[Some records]
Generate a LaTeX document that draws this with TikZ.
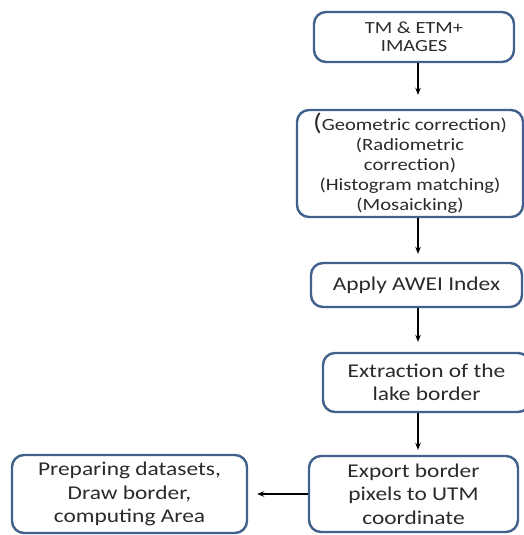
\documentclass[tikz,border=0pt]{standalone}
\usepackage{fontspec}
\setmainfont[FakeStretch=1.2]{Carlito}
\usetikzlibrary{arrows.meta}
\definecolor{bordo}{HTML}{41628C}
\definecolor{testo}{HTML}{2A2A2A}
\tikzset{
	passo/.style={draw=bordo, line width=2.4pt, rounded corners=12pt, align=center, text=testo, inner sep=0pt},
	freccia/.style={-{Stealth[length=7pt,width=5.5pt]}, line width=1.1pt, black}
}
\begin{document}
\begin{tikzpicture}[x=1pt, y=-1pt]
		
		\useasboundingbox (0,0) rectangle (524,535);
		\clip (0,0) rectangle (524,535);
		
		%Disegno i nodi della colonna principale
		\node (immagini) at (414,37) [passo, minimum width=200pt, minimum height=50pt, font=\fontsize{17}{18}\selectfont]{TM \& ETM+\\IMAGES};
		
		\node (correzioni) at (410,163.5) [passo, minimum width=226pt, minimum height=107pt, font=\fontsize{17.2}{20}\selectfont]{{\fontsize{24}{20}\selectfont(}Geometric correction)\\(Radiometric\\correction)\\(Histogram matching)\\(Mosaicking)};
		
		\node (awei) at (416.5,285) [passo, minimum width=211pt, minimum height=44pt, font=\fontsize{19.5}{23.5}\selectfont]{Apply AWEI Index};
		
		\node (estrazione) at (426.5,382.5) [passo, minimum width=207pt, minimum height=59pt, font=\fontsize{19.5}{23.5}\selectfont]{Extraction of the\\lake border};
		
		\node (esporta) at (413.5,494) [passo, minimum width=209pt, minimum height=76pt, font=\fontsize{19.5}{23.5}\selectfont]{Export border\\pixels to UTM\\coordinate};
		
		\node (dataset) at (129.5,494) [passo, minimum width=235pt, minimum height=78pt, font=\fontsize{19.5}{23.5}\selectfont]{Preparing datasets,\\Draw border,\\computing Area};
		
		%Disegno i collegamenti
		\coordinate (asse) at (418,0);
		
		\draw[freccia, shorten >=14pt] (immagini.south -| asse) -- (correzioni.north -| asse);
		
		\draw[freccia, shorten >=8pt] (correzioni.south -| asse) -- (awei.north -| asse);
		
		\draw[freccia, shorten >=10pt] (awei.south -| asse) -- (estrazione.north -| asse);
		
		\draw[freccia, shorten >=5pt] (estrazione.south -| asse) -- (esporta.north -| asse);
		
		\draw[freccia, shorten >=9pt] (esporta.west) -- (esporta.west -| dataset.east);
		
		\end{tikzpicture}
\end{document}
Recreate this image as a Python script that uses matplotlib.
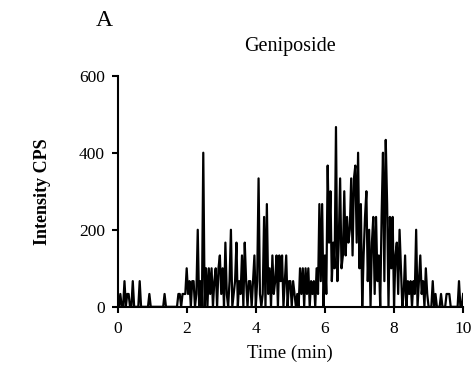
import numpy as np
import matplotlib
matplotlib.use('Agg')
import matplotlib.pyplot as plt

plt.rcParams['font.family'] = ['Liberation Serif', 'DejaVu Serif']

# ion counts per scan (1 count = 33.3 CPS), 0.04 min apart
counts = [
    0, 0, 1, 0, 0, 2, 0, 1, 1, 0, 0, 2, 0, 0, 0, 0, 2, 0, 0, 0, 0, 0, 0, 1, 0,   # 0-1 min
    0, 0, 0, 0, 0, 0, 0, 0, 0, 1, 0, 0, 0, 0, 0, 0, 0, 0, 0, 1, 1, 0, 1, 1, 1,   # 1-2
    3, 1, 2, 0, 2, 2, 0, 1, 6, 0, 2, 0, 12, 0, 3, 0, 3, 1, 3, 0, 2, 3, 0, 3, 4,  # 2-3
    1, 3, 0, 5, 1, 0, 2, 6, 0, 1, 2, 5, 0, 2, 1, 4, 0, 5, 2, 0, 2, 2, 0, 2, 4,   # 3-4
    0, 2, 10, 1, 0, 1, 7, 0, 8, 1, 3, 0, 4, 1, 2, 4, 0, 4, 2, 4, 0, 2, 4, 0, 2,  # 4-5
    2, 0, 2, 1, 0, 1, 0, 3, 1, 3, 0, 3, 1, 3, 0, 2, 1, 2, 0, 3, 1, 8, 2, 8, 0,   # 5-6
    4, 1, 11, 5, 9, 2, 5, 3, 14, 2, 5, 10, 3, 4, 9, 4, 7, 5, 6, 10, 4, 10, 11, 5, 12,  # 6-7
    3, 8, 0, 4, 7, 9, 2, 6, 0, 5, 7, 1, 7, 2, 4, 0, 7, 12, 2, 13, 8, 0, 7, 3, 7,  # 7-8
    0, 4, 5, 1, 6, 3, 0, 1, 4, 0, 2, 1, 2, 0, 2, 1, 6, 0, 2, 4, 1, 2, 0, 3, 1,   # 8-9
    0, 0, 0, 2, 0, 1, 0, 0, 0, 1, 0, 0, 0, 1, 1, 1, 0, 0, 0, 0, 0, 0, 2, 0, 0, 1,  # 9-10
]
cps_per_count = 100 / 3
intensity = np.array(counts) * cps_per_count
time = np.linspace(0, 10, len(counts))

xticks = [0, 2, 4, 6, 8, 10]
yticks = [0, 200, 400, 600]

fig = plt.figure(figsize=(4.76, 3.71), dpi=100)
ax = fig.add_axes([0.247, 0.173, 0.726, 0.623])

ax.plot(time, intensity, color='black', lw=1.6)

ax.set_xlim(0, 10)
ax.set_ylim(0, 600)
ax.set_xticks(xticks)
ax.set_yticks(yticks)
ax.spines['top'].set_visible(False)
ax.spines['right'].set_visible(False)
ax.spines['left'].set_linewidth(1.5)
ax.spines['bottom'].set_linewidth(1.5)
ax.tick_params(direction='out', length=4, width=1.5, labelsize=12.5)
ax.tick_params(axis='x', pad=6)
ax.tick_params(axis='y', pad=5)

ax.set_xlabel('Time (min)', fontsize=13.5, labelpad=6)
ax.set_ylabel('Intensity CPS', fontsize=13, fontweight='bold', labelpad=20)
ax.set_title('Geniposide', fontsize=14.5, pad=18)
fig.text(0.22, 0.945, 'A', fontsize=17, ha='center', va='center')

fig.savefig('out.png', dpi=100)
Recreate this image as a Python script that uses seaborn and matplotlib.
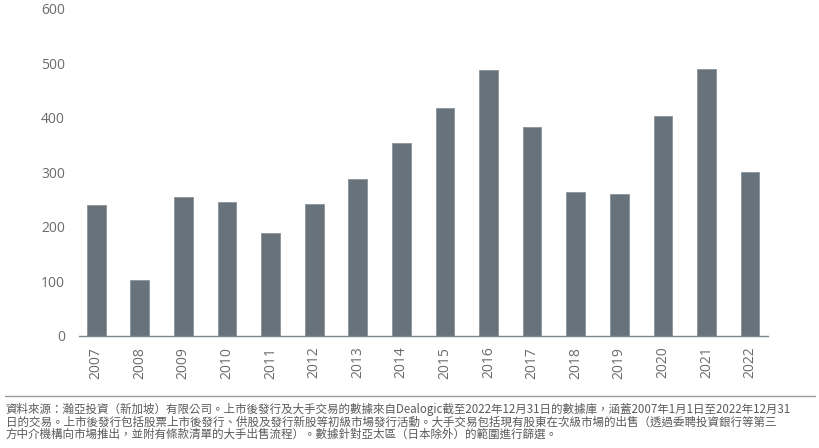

▶ [Work to complete] Go through the listing above and write it out again exactly, dropping the pictures.

▶ [Reply to the exercise]
Generate a LaTeX document that draws this with TikZ.
\documentclass[tikz,border=0pt]{standalone}
\usepackage{fontspec}
\setmainfont[FakeStretch=1.2]{Carlito}
\usetikzlibrary{arrows.meta}
\definecolor{bordo}{HTML}{41628C}
\definecolor{testo}{HTML}{2A2A2A}
\tikzset{
	passo/.style={draw=bordo, line width=2.4pt, rounded corners=12pt, align=center, text=testo, inner sep=0pt},
	freccia/.style={-{Stealth[length=7pt,width=5.5pt]}, line width=1.1pt, black}
}
\begin{document}
\begin{tikzpicture}[x=1pt, y=-1pt]
		
		\useasboundingbox (0,0) rectangle (524,535);
		\clip (0,0) rectangle (524,535);
		
		%Disegno i nodi della colonna principale
		\node (immagini) at (414,37) [passo, minimum width=200pt, minimum height=50pt, font=\fontsize{17}{18}\selectfont]{TM \& ETM+\\IMAGES};
		
		\node (correzioni) at (410,163.5) [passo, minimum width=226pt, minimum height=107pt, font=\fontsize{17.2}{20}\selectfont]{{\fontsize{24}{20}\selectfont(}Geometric correction)\\(Radiometric\\correction)\\(Histogram matching)\\(Mosaicking)};
		
		\node (awei) at (416.5,285) [passo, minimum width=211pt, minimum height=44pt, font=\fontsize{19.5}{23.5}\selectfont]{Apply AWEI Index};
		
		\node (estrazione) at (426.5,382.5) [passo, minimum width=207pt, minimum height=59pt, font=\fontsize{19.5}{23.5}\selectfont]{Extraction of the\\lake border};
		
		\node (esporta) at (413.5,494) [passo, minimum width=209pt, minimum height=76pt, font=\fontsize{19.5}{23.5}\selectfont]{Export border\\pixels to UTM\\coordinate};
		
		\node (dataset) at (129.5,494) [passo, minimum width=235pt, minimum height=78pt, font=\fontsize{19.5}{23.5}\selectfont]{Preparing datasets,\\Draw border,\\computing Area};
		
		%Disegno i collegamenti
		\coordinate (asse) at (418,0);
		
		\draw[freccia, shorten >=14pt] (immagini.south -| asse) -- (correzioni.north -| asse);
		
		\draw[freccia, shorten >=8pt] (correzioni.south -| asse) -- (awei.north -| asse);
		
		\draw[freccia, shorten >=10pt] (awei.south -| asse) -- (estrazione.north -| asse);
		
		\draw[freccia, shorten >=5pt] (estrazione.south -| asse) -- (esporta.north -| asse);
		
		\draw[freccia, shorten >=9pt] (esporta.west) -- (esporta.west -| dataset.east);
		
		\end{tikzpicture}
\end{document}
Recreate this image as a Python script that uses matplotlib.
import numpy as np
import matplotlib
matplotlib.use('Agg')
import matplotlib.pyplot as plt

plt.rcParams['font.family'] = ['Liberation Serif', 'DejaVu Serif']

# ion counts per scan (1 count = 33.3 CPS), 0.04 min apart
counts = [
    0, 0, 1, 0, 0, 2, 0, 1, 1, 0, 0, 2, 0, 0, 0, 0, 2, 0, 0, 0, 0, 0, 0, 1, 0,   # 0-1 min
    0, 0, 0, 0, 0, 0, 0, 0, 0, 1, 0, 0, 0, 0, 0, 0, 0, 0, 0, 1, 1, 0, 1, 1, 1,   # 1-2
    3, 1, 2, 0, 2, 2, 0, 1, 6, 0, 2, 0, 12, 0, 3, 0, 3, 1, 3, 0, 2, 3, 0, 3, 4,  # 2-3
    1, 3, 0, 5, 1, 0, 2, 6, 0, 1, 2, 5, 0, 2, 1, 4, 0, 5, 2, 0, 2, 2, 0, 2, 4,   # 3-4
    0, 2, 10, 1, 0, 1, 7, 0, 8, 1, 3, 0, 4, 1, 2, 4, 0, 4, 2, 4, 0, 2, 4, 0, 2,  # 4-5
    2, 0, 2, 1, 0, 1, 0, 3, 1, 3, 0, 3, 1, 3, 0, 2, 1, 2, 0, 3, 1, 8, 2, 8, 0,   # 5-6
    4, 1, 11, 5, 9, 2, 5, 3, 14, 2, 5, 10, 3, 4, 9, 4, 7, 5, 6, 10, 4, 10, 11, 5, 12,  # 6-7
    3, 8, 0, 4, 7, 9, 2, 6, 0, 5, 7, 1, 7, 2, 4, 0, 7, 12, 2, 13, 8, 0, 7, 3, 7,  # 7-8
    0, 4, 5, 1, 6, 3, 0, 1, 4, 0, 2, 1, 2, 0, 2, 1, 6, 0, 2, 4, 1, 2, 0, 3, 1,   # 8-9
    0, 0, 0, 2, 0, 1, 0, 0, 0, 1, 0, 0, 0, 1, 1, 1, 0, 0, 0, 0, 0, 0, 2, 0, 0, 1,  # 9-10
]
cps_per_count = 100 / 3
intensity = np.array(counts) * cps_per_count
time = np.linspace(0, 10, len(counts))

xticks = [0, 2, 4, 6, 8, 10]
yticks = [0, 200, 400, 600]

fig = plt.figure(figsize=(4.76, 3.71), dpi=100)
ax = fig.add_axes([0.247, 0.173, 0.726, 0.623])

ax.plot(time, intensity, color='black', lw=1.6)

ax.set_xlim(0, 10)
ax.set_ylim(0, 600)
ax.set_xticks(xticks)
ax.set_yticks(yticks)
ax.spines['top'].set_visible(False)
ax.spines['right'].set_visible(False)
ax.spines['left'].set_linewidth(1.5)
ax.spines['bottom'].set_linewidth(1.5)
ax.tick_params(direction='out', length=4, width=1.5, labelsize=12.5)
ax.tick_params(axis='x', pad=6)
ax.tick_params(axis='y', pad=5)

ax.set_xlabel('Time (min)', fontsize=13.5, labelpad=6)
ax.set_ylabel('Intensity CPS', fontsize=13, fontweight='bold', labelpad=20)
ax.set_title('Geniposide', fontsize=14.5, pad=18)
fig.text(0.22, 0.945, 'A', fontsize=17, ha='center', va='center')

fig.savefig('out.png', dpi=100)
Recreate this image as a Python script that uses seaborn and matplotlib.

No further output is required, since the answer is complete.